───── INPUT ROWS ─────

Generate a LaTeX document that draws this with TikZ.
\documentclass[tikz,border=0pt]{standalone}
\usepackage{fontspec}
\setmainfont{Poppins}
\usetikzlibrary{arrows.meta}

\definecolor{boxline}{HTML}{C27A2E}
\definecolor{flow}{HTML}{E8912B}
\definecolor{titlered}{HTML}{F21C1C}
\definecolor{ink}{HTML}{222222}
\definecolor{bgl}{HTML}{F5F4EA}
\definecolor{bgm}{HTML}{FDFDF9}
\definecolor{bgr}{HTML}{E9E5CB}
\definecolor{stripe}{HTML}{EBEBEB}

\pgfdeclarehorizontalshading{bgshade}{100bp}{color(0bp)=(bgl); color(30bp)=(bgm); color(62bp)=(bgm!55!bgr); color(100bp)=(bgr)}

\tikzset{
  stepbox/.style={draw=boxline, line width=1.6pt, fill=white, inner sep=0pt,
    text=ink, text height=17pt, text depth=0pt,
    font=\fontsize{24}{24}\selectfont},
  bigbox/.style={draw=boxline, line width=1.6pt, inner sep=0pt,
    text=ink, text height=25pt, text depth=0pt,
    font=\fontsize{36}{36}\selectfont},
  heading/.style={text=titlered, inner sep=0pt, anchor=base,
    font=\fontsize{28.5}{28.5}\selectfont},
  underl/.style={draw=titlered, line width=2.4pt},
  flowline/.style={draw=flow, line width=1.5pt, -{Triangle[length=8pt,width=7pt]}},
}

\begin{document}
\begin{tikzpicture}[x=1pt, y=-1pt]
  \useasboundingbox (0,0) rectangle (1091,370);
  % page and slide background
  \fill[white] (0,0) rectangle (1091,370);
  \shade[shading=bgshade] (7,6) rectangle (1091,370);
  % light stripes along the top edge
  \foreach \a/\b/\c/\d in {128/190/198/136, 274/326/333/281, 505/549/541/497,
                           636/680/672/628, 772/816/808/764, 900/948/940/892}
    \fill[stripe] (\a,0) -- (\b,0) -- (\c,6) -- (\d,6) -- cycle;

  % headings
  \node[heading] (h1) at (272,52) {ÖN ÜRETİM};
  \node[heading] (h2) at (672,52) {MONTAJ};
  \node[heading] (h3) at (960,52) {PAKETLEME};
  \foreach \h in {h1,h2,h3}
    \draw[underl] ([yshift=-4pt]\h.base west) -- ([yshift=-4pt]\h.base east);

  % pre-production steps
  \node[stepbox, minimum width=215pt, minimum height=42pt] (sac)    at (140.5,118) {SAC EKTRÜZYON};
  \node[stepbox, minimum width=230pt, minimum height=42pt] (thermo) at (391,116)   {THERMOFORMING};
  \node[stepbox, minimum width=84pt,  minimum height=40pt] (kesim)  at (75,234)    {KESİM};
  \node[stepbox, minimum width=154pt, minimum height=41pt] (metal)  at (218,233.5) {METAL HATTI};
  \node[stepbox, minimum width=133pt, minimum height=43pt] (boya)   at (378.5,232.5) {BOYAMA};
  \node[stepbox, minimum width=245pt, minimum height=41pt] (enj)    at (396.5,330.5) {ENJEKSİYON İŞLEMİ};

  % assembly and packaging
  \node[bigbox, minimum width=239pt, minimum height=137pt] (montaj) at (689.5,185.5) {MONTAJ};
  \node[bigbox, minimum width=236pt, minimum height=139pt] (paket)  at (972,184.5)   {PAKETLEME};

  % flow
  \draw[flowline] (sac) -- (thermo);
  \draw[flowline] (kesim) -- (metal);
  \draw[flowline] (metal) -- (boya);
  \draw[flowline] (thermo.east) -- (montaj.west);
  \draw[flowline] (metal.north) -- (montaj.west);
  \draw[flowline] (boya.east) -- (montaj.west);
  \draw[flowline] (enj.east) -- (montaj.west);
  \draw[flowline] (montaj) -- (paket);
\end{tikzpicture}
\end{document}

─────
───── INPUT ROWS ─────

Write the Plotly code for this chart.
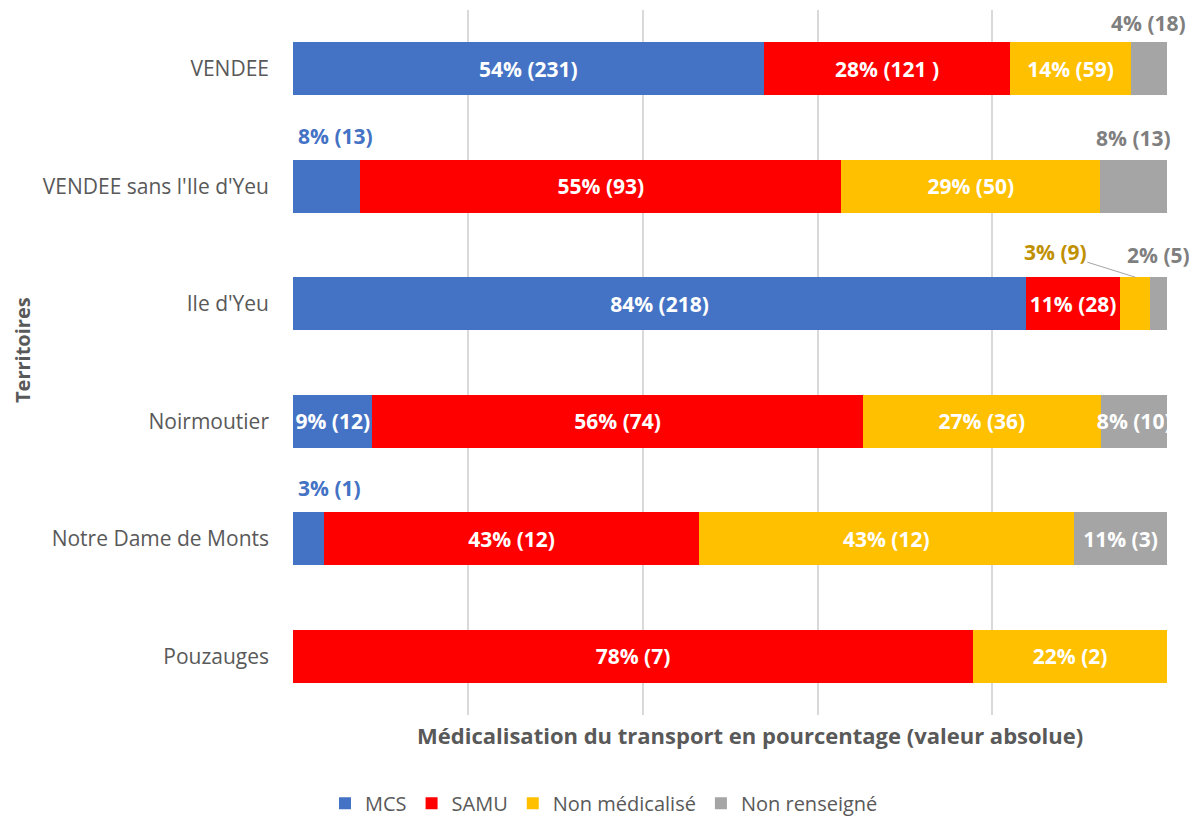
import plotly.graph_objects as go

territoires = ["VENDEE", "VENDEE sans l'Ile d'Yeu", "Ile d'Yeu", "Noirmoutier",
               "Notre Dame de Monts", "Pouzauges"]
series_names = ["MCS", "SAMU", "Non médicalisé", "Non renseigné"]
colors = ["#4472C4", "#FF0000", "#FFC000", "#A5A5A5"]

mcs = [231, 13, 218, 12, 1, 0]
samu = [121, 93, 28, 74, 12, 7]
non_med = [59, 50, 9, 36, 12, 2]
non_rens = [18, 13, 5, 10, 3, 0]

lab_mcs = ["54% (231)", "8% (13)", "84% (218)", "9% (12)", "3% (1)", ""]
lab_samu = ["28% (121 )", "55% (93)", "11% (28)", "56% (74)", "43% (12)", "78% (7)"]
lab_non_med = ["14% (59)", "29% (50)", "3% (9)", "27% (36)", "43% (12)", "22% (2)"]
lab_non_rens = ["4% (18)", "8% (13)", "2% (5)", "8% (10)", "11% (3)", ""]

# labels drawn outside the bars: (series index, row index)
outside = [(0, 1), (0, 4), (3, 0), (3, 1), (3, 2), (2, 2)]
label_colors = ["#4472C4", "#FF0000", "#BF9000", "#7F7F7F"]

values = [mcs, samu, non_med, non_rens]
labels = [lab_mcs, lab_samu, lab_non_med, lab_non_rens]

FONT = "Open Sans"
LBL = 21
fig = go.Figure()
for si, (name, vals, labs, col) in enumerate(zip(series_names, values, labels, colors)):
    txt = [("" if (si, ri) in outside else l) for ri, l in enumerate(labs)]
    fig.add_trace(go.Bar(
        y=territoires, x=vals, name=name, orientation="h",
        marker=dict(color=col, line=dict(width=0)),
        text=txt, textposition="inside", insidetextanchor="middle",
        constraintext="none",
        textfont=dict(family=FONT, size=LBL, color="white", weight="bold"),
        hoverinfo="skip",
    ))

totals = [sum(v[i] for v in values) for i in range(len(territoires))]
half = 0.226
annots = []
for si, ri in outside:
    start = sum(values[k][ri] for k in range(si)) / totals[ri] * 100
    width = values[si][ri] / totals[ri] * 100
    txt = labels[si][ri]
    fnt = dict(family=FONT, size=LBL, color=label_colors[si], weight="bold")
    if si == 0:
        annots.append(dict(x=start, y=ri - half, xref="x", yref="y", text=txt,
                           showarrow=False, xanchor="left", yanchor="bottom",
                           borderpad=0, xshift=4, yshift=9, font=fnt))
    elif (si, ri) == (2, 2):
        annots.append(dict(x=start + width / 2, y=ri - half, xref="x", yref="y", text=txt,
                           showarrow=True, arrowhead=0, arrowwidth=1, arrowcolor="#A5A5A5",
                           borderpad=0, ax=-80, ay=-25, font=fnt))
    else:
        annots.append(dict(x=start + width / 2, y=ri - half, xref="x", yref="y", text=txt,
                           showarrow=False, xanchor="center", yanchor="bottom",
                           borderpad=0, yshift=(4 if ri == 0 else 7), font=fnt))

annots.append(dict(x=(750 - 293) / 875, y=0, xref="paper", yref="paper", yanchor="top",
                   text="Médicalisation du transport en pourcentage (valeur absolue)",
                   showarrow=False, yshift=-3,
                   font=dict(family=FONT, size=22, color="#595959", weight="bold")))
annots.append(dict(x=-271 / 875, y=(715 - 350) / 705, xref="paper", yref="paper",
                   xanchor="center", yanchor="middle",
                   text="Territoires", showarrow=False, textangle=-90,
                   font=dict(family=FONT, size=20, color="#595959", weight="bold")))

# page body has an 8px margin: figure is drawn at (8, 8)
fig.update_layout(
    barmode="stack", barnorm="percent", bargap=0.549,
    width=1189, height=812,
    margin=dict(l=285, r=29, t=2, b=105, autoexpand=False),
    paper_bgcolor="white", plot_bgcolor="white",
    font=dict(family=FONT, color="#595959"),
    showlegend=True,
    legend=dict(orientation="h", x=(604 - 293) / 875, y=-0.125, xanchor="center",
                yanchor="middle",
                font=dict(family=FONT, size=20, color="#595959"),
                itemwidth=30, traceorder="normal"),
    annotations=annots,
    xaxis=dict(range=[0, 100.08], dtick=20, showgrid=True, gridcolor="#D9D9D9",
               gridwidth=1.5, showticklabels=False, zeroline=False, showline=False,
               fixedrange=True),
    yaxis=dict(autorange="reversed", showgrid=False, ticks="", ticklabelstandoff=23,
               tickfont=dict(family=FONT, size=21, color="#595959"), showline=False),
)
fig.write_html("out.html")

─────

» **EXERCISE OBJECTIVE**: Give again, exactly as written above, every line from the one holding "Write the Plotly code for this chart." to the one holding "import plotly.graph_objects as go", with both ends kept and the pictures left out.

» **TASK RESPONSE**:
Write the Plotly code for this chart.
import plotly.graph_objects as go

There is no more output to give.